В издательстве Украинского католического университета вышли в печать воспоминания Романа Корогодского «Брама світла: Шістдесятники». Это — вторая книжка из серии «Брама світла», которая была задумана автором как портрет украинской интеллигенции XX века. Еще при его жизни выпущен первый том воспоминаний о духовных родителях (знакомых, друзьях, учителях) культуролога, который и называется «Батьки».
После внезапной смерти Романа Корогодского в 2005 году, друзья собрались и доработали материалы, которые частично уже были опубликованы, а частично хранились в его архиве. «Брама світла: Шістдесятники» — воспоминания и размышления о лучших представителях поколения 60 — 70-х годов — поэтов, художников, литературоведов, деятелей кино (Василия Стуса и Василия Симоненко, Ивана Дзюбу и Аллу Горскую, Евгения Сверстюка и Ивана Свитличного, Афанасия Заливаху и Михайлину Коцюбинскую...) — участников диссидентского движения, которые создавали фундамент для нынешней независимости Украины.

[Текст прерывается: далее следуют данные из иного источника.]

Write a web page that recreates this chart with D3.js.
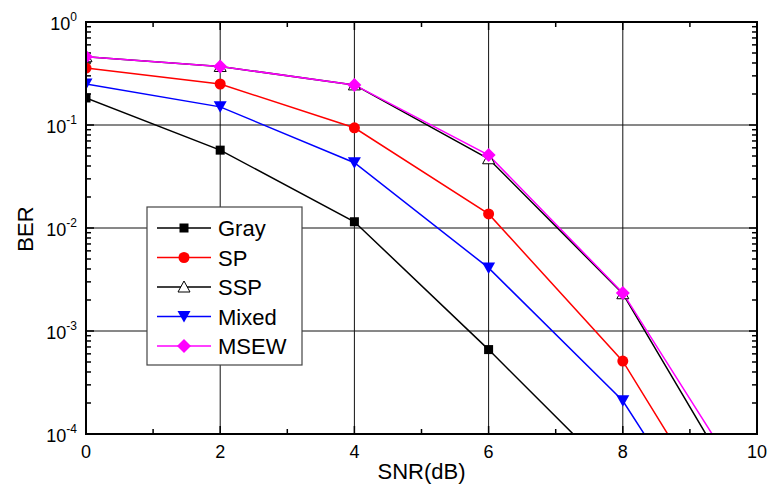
<!DOCTYPE html>
<html>
<head>
<meta charset="utf-8">
<script src="https://cdn.jsdelivr.net/npm/d3@7"></script>
<style>
  body { margin: 0; background: #fff; }
  text { font-family: "Liberation Sans", Arial, sans-serif; fill: #000; }
</style>
</head>
<body>
<div id="chart"></div>
<script>
// data
const snr = [0, 2, 4, 6, 8, 10];
const gray  = [0.183, 0.057, 0.0115, 0.00066, 0.000033];
const sp    = [0.357, 0.25, 0.094, 0.0137, 0.00051, 0.0000039];
const ssp   = [0.46, 0.37, 0.245, 0.047, 0.0023, 0.0000145];
const mixed = [0.25, 0.15, 0.043, 0.0041, 0.00021, 0.000002];
const msew  = [0.46, 0.37, 0.245, 0.051, 0.00234, 0.0000205];
const seriesNames = ["Gray", "SP", "SSP", "Mixed", "MSEW"];
const xTicks = [0, 2, 4, 6, 8, 10];
const yExps = [0, -1, -2, -3, -4];

const W = 768, H = 486;
const margin = {top: 22, right: 11, bottom: 52, left: 86};
const width = W - margin.left - margin.right,
  height = H - margin.top - margin.bottom;

const series = [
  {name: "Gray", vals: gray, color: "#000", sym: "square", fill: "#000"},
  {name: "SP", vals: sp, color: "#ff0000", sym: "circle", fill: "#ff0000"},
  {name: "SSP", vals: ssp, color: "#000", sym: "tri", fill: "#fff"},
  {name: "Mixed", vals: mixed, color: "#0000ff", sym: "tridown", fill: "#0000ff"},
  {name: "MSEW", vals: msew, color: "#ff00ff", sym: "diamond", fill: "#ff00ff"}
];

const svg = d3.select("#chart").append("svg")
  .attr("width", W)
  .attr("height", H);

const g = svg.append("g")
  .attr("transform", "translate(" + margin.left + "," + margin.top + ")");

var x = d3.scaleLinear().domain([0, 10]).range([0, width]);
var y = d3.scaleLog().domain([1e-4, 1]).range([height, 0]);

g.append("clipPath").attr("id", "clip")
  .append("rect").attr("width", width).attr("height", height);

// grid
g.selectAll(".gx").data([2, 4, 6, 8]).enter().append("line")
  .attr("x1", d => x(d)).attr("x2", d => x(d))
  .attr("y1", 0).attr("y2", height)
  .attr("stroke", "#111").attr("stroke-width", 1);
g.selectAll(".gy").data([-1, -2, -3]).enter().append("line")
  .attr("y1", d => y(Math.pow(10, d))).attr("y2", d => y(Math.pow(10, d)))
  .attr("x1", 0).attr("x2", width)
  .attr("stroke", "#111").attr("stroke-width", 1);

// ticks (inward, all four sides)
const minorX = d3.range(1, 10, 2);
const majorX = xTicks;
function tickX(vals, len) {
  vals.forEach(v => {
    g.append("line").attr("x1", x(v)).attr("x2", x(v))
      .attr("y1", height).attr("y2", height - len)
      .attr("stroke", "#000").attr("stroke-width", 1.5);
    g.append("line").attr("x1", x(v)).attr("x2", x(v))
      .attr("y1", 0).attr("y2", len)
      .attr("stroke", "#000").attr("stroke-width", 1.5);
  });
}
tickX(majorX, 8);
tickX(minorX, 5);

const yMinor = [];
for (let e = -4; e < 0; e++) for (let m = 2; m <= 9; m++) yMinor.push(m * Math.pow(10, e));
function tickY(vals, len) {
  vals.forEach(v => {
    g.append("line").attr("y1", y(v)).attr("y2", y(v))
      .attr("x1", 0).attr("x2", len)
      .attr("stroke", "#000").attr("stroke-width", 1.5);
    g.append("line").attr("y1", y(v)).attr("y2", y(v))
      .attr("x1", width).attr("x2", width - len)
      .attr("stroke", "#000").attr("stroke-width", 1.5);
  });
}
tickY(yExps.map(e => Math.pow(10, e)), 8);
tickY(yMinor, 5);

// symbols
function drawSym(sel, sym, fill, color) {
  if (sym === "square") {
    sel.append("rect").attr("x", -4.5).attr("y", -4.5).attr("width", 9).attr("height", 9)
      .attr("fill", fill);
  } else if (sym === "circle") {
    sel.append("circle").attr("r", 5.5).attr("fill", fill);
  } else if (sym === "tri") {
    sel.append("path").attr("d", "M0,-6L6,5L-6,5Z")
      .attr("fill", fill).attr("stroke", color).attr("stroke-width", 1);
  } else if (sym === "tridown") {
    sel.append("path").attr("d", "M-6.5,-5.5L6.5,-5.5L0,6Z").attr("fill", fill);
  } else if (sym === "diamond") {
    sel.append("path").attr("d", "M0,-7L7,0L0,7L-7,0Z").attr("fill", fill);
  }
}

const line = d3.line()
  .x((d, i) => x(snr[i]))
  .y(d => y(d));

const plot = g.append("g").attr("clip-path", "url(#clip)");
series.forEach(s => {
  plot.append("path")
    .datum(s.vals)
    .attr("d", line)
    .attr("fill", "none")
    .attr("stroke", s.color)
    .attr("stroke-width", 1.5);
});
series.forEach(s => {
  s.vals.forEach((v, i) => {
    const m = plot.append("g")
      .attr("transform", "translate(" + x(snr[i]) + "," + y(v) + ")");
    drawSym(m, s.sym, s.fill, s.color);
  });
});

// frame
g.append("rect").attr("width", width).attr("height", height)
  .attr("fill", "none").attr("stroke", "#000").attr("stroke-width", 2);

// tick labels
g.selectAll(".xl").data(xTicks).enter().append("text")
  .attr("x", d => x(d)).attr("y", height + 24)
  .attr("text-anchor", "middle")
  .attr("font-size", "18px")
  .text(d => d);

yExps.forEach(e => {
  const t = g.append("text")
    .attr("x", -9).attr("y", y(Math.pow(10, e)) + 8)
    .attr("text-anchor", "end")
    .attr("font-size", "18px");
  t.append("tspan").text("10");
  t.append("tspan").attr("dy", -9).attr("font-size", "12px").text(e);
});

// axis titles
svg.append("text")
  .attr("x", margin.left + width / 2)
  .attr("y", 479)
  .attr("text-anchor", "middle")
  .attr("font-size", "22px")
  .text("SNR(dB)");

svg.append("text")
  .attr("transform", "translate(33," + (margin.top + height / 2 + 1) + ") rotate(-90)")
  .attr("text-anchor", "middle")
  .attr("font-size", "22px")
  .text("BER");

// legend
const leg = svg.append("g").attr("transform", "translate(147,207)");
leg.append("rect").attr("width", 155).attr("height", 158)
  .attr("fill", "#fff").attr("stroke", "#444").attr("stroke-width", 1.2);
series.forEach((s, i) => {
  const ry = 21 + i * 29.5;
  leg.append("line").attr("x1", 10).attr("x2", 64)
    .attr("y1", ry).attr("y2", ry)
    .attr("stroke", s.color).attr("stroke-width", 1.5);
  const m = leg.append("g").attr("transform", "translate(37," + ry + ")");
  drawSym(m, s.sym, s.fill, s.color);
  leg.append("text").attr("x", 71).attr("y", ry + 8)
    .attr("font-size", "22px")
    .text(s.name);
});
</script>
</body>
</html>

«У меня с Романом Корогодским — особые отношения, — говорит правозащитник Евгений Сверстюк. — Фактически, я его ввел в круг шестидесятников. Его, человека, из другой среды, из другой культуры. Он был человеком, одаренным чутьем правды. Иначе бы не смог в те годы перейти в наш лагерь. Здесь осваивал все с самого начала. А самое главное — бесперспективно. Нельзя было то, что он узнал и увидел в 60-е годы, написать. И Роман просто довольствовался тем, что жил в нашей среде, осознавая, что здесь есть большая правдивость, чего, кстати, не было там, откуда он пришел. В этой книжке меня поражает его диапазон. Как-то он успевал со всеми познакомиться, всем поинтересоваться и обо всех что-то написать. С какой-то особой душевностью подходил к людям. Увлекался ими. Увлекался талантами. Думаю, это, собственно, его и привело в украинскую среду». «Основной целью для Романа было сказать правду, — отмечает одна из распорядителей, литературовед Михайлина Коцюбинская. — Причем правду не холодную, не объективную, не политкорректную, а очень субъективную. И мне кажется, что она для воспоминаний имеет чрезвычайно большое значение. Вот о шестидесятниках сейчас очень много говорят. И наблюдаются крайности: иногда тенденция к канонизации, а иногда — непонятная раздражительность, невосприятие. У Романа нет мифологизации. Это — критический взгляд. Среди шестидесятников были различные люди, с различной мотивацией и жизненными судьбами. Но в книге в основном показана та шопта, о которой Василь Стус писал, что она только для молитв и надежд. Но, по-видимому, она переросла эти границы. Она была каким-то ядром движения сопротивления, возрождения, еще одним воплощением того нашего вечного синдрома Феникса, на который у меня только одна надежда и есть. Когда-то Евгений Сверстюк очень метко сказал: «На поле чести никогда не людно». Это действительно так. Но в определенных ситуациях, в определенные исторические моменты, видим, что все-таки довольно людно на поле чести. Я чем старше становлюсь, тем все чаще вспоминаю слова Тараса Шевченко, который писал: «У моїй хатині, як в степу безкраїм,/ Козацтво гуляє, байрак гомонить;/ ...Тихесенько Гриця дівчина співає, —/ Я не одинокий, є з ким вік дожить». Поэтому в мире, где так много имитации, эрзацев, все-таки есть что-то настоящее. И будет что-то настоящее. И эта книга о том, что было и есть с кем жить».